Кроме того, обязательным условием должно быть совпадение по времени датировки этих фрагментов с теми историческими данными, которые имеются у древних авторов.

- Таким образом, - закончил Соловьев, – при сегодняшнем положении вещей, то есть пока не найдены останки города, вопрос о местонахождении Диоскурии, не может выйти за рамки гипотезы. Будем надеяться, что подводные работы наших товарищей, дадут нам ответ на этот спорный вопрос. Я же лично твёрдо убеждён, что Диоскурия находится именно здесь, в Сухумской бухте, и что этому, в конце концов, найдётся неоспоримое подтверждение.

Подводные стены

После жарких, безоблачных дней, неожиданно наступила пасмурная погода. Дождя не было, но небо почти сплошь заволокло серыми тучами. Видимость под водой значительно ухудшилась, поэтому решили заняться тралением и хождением по концу. Эти способы подводной разведки значительно облегчают работу, если нужно обследовать большую площадь дна. Поэтому мы продолжали ими пользоваться и тогда, когда снова прояснилось, и видимость под водой стала нормальной.

Первый способ заключается в следующим: две лодки, идя параллельно, на расстоянии пятидесяти метров друг от друга, волокут по дну увешанный грузами канат, или как его называют по морскому - «конец». Дойдя до определенного места, лодки поворачивают назад и проходят следующую полосу, параллельно первой.
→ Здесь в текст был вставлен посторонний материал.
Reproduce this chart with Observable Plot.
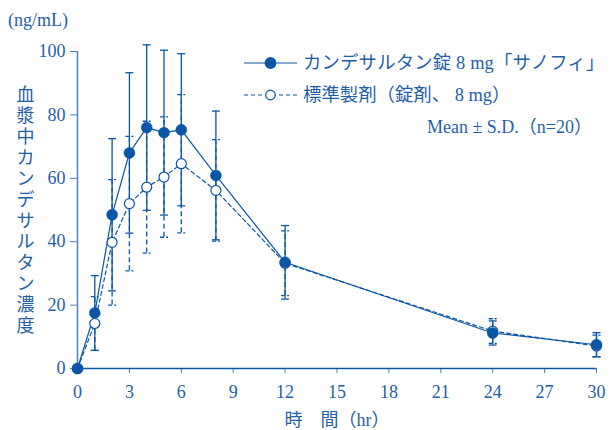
<!DOCTYPE html>
<html>
<head>
<meta charset="utf-8">
<script src="https://cdn.jsdelivr.net/npm/d3@7"></script>
<script src="https://cdn.jsdelivr.net/npm/@observablehq/plot@0.6"></script>
<style>
  html, body { margin: 0; padding: 0; background: #fff; }
  #chart { width: 611px; height: 430px; }
</style>
</head>
<body>
<div id="chart"></div>
<script>
// ---- data ----
const times    = [0, 1, 2, 3, 4, 5, 6, 8, 12, 24, 30];
const testMean = [0, 17.5, 48.5, 68.0, 76.0, 74.4, 75.3, 60.9, 33.5, 11.2, 7.5];
const testSD   = [0, 11.8, 24.0, 25.3, 26.1, 26.0, 24.0, 20.3, 11.6, 3.8, 3.8];
const refMean  = [0, 14.2, 39.8, 52.0, 57.2, 60.4, 64.6, 56.2, 33.2, 11.8, 7.1];
const refSD    = [0, 8.5, 19.8, 21.2, 20.8, 19.0, 21.8, 16.0, 10.2, 3.9, 3.4];

const xTicks = [0, 3, 6, 9, 12, 15, 18, 21, 24, 27, 30];
const yTicks = [0, 20, 40, 60, 80, 100];

const seriesNames = ["カンデサルタン錠 8 mg「サノフィ」", "標準製剤（錠剤、 8 mg）"];
const noteText = "Mean ± S.D.（n=20）";
const yTitle = "血漿中カンデサルタン濃度";
const yUnit = "(ng/mL)";
const xTitle = "時　間（hr）";

// ---- styles ----
const blue = "#0b56a4";
const textBlue = "#1f5fa9";
const axisLight = "#4a84c6";
const font = "'Liberation Serif', 'Noto Sans CJK JP', serif";

const test = times.map((t, i) => ({t, m: testMean[i], lo: testMean[i] - testSD[i], hi: testMean[i] + testSD[i], sd: testSD[i]}));
const ref  = times.map((t, i) => ({t, m: refMean[i],  lo: refMean[i] - refSD[i],  hi: refMean[i] + refSD[i],  sd: refSD[i]}));
const testBars = test.filter(d => d.sd > 0);
const refBars = ref.filter(d => d.sd > 0);

// horizontal cap symbol for error bars
const cap = {draw(ctx, size) { const w = Math.sqrt(size / Math.PI); ctx.moveTo(-w, 0); ctx.lineTo(w, 0); }};
const dash = "5,3";

const chart = Plot.plot({
  width: 611,
  height: 430,
  marginLeft: 77,
  marginRight: 15,
  marginTop: 51,
  marginBottom: 62,
  style: {fontFamily: font, fontSize: "18px", color: textBlue, background: "#fff"},
  x: {domain: [0, 30]},
  y: {domain: [0, 100]},
  marks: [
    Plot.axisX({ticks: xTicks, tickSize: 5, tickPadding: 12, stroke: axisLight, label: null, fontSize: 18}),
    Plot.axisY({ticks: yTicks, tickSize: 7, tickPadding: 5, stroke: axisLight, label: null, fontSize: 18}),
    Plot.ruleX([0], {stroke: axisLight, strokeWidth: 1.5}),
    Plot.ruleY([0], {stroke: blue, strokeWidth: 1.5}),
    // reference product (open, dashed)
    Plot.ruleX(refBars, {x: "t", y1: "lo", y2: "hi", stroke: blue, strokeWidth: 1.3, strokeDasharray: dash}),
    Plot.dot(refBars, {x: "t", y: "hi", symbol: cap, r: 4, stroke: blue, strokeWidth: 1.3, strokeDasharray: "4,2", fill: "none"}),
    Plot.dot(refBars, {x: "t", y: "lo", symbol: cap, r: 4, stroke: blue, strokeWidth: 1.3, strokeDasharray: "4,2", fill: "none"}),
    Plot.line(ref, {x: "t", y: "m", stroke: blue, strokeWidth: 1.2, strokeDasharray: "4,3"}),
    // test product (filled, solid)
    Plot.ruleX(testBars, {x: "t", y1: "lo", y2: "hi", stroke: blue, strokeWidth: 1.3}),
    Plot.dot(testBars, {x: "t", y: "hi", symbol: cap, r: 4, stroke: blue, strokeWidth: 1.3, fill: "none"}),
    Plot.dot(testBars, {x: "t", y: "lo", symbol: cap, r: 4, stroke: blue, strokeWidth: 1.3, fill: "none"}),
    Plot.line(test, {x: "t", y: "m", stroke: blue, strokeWidth: 1.2}),
    Plot.dot(ref, {x: "t", y: "m", r: 5, fill: "white", stroke: blue, strokeWidth: 1.2}),
    Plot.dot(test, {x: "t", y: "m", r: 5.5, fill: blue, stroke: blue, strokeWidth: 0.5}),
    // vertical y-axis title (characters stacked)
    Plot.text([yTitle], {text: d => Array.from(d).join("\n"), frameAnchor: "left", dx: -52, lineHeight: 1.165, fontSize: 18, fill: textBlue, textAnchor: "middle"})
  ]
});
document.getElementById("chart").appendChild(chart);

// ---- extra texts and legend inside the SVG ----
const svg = d3.select(chart);
svg.append("text").attr("x", 8).attr("y", 26).attr("fill", textBlue).attr("text-anchor", "start")
  .style("font-family", font).style("font-size", "18px").text(yUnit);
svg.append("text").attr("x", 337).attr("y", 426).attr("fill", textBlue).attr("text-anchor", "middle")
  .style("font-family", font).style("font-size", "18px").text(xTitle);

const lg = svg.append("g").attr("text-anchor", "start");
const rows = [
  {y: 63, dashed: false, filled: true, label: seriesNames[0], spacing: "0.15px"},
  {y: 95, dashed: true, filled: false, label: seriesNames[1], spacing: "0px"}
];
rows.forEach(r => {
  lg.append("line").attr("x1", 244).attr("x2", 297).attr("y1", r.y).attr("y2", r.y)
    .attr("stroke", blue).attr("stroke-width", 1.2).attr("stroke-dasharray", r.dashed ? "4,3" : null);
  lg.append("circle").attr("cx", 270.5).attr("cy", r.y).attr("r", r.filled ? 5.3 : 4.8)
    .attr("fill", r.filled ? blue : "white").attr("stroke", blue).attr("stroke-width", 1.2);
  lg.append("text").attr("x", 303).attr("y", r.y).attr("dy", "0.35em").attr("fill", textBlue).attr("text-anchor", "start")
    .style("font-family", font).style("font-size", "18.4px").style("letter-spacing", r.spacing).text(r.label);
});
lg.append("text").attr("x", 592).attr("y", 127).attr("dy", "0.35em").attr("text-anchor", "end").attr("fill", textBlue)
  .style("font-family", font).style("font-size", "18px").text(noteText);
</script>
</body>
</html>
Итак, полоса за полосой, словно гигантскими граблями, прощупывается заранее намеченный участок морского дна. Обычно дно покрыто мелким песком, или мягким бархатистым илом, и тогда грузы спокойно движутся по дну. Но если на пути окажется препятствие, рука, держащая конец, начинает ощущать толчки, и канат, зацепившись за невидимый предмет, останавливает, как на якоре, обе лодки. Тогда кто-нибудь из нас погружается на дно, и выясняет в чём дело. И каждый раз при этом, снова и снова появляется надежда: а вдруг именно сейчас откроются под водой стены древнего города? Но увы, каждый раз это оказывается или кусок потонувшего рельса, или какой-нибудь обломок, какие нередко встречаются на дне судоходных бухт.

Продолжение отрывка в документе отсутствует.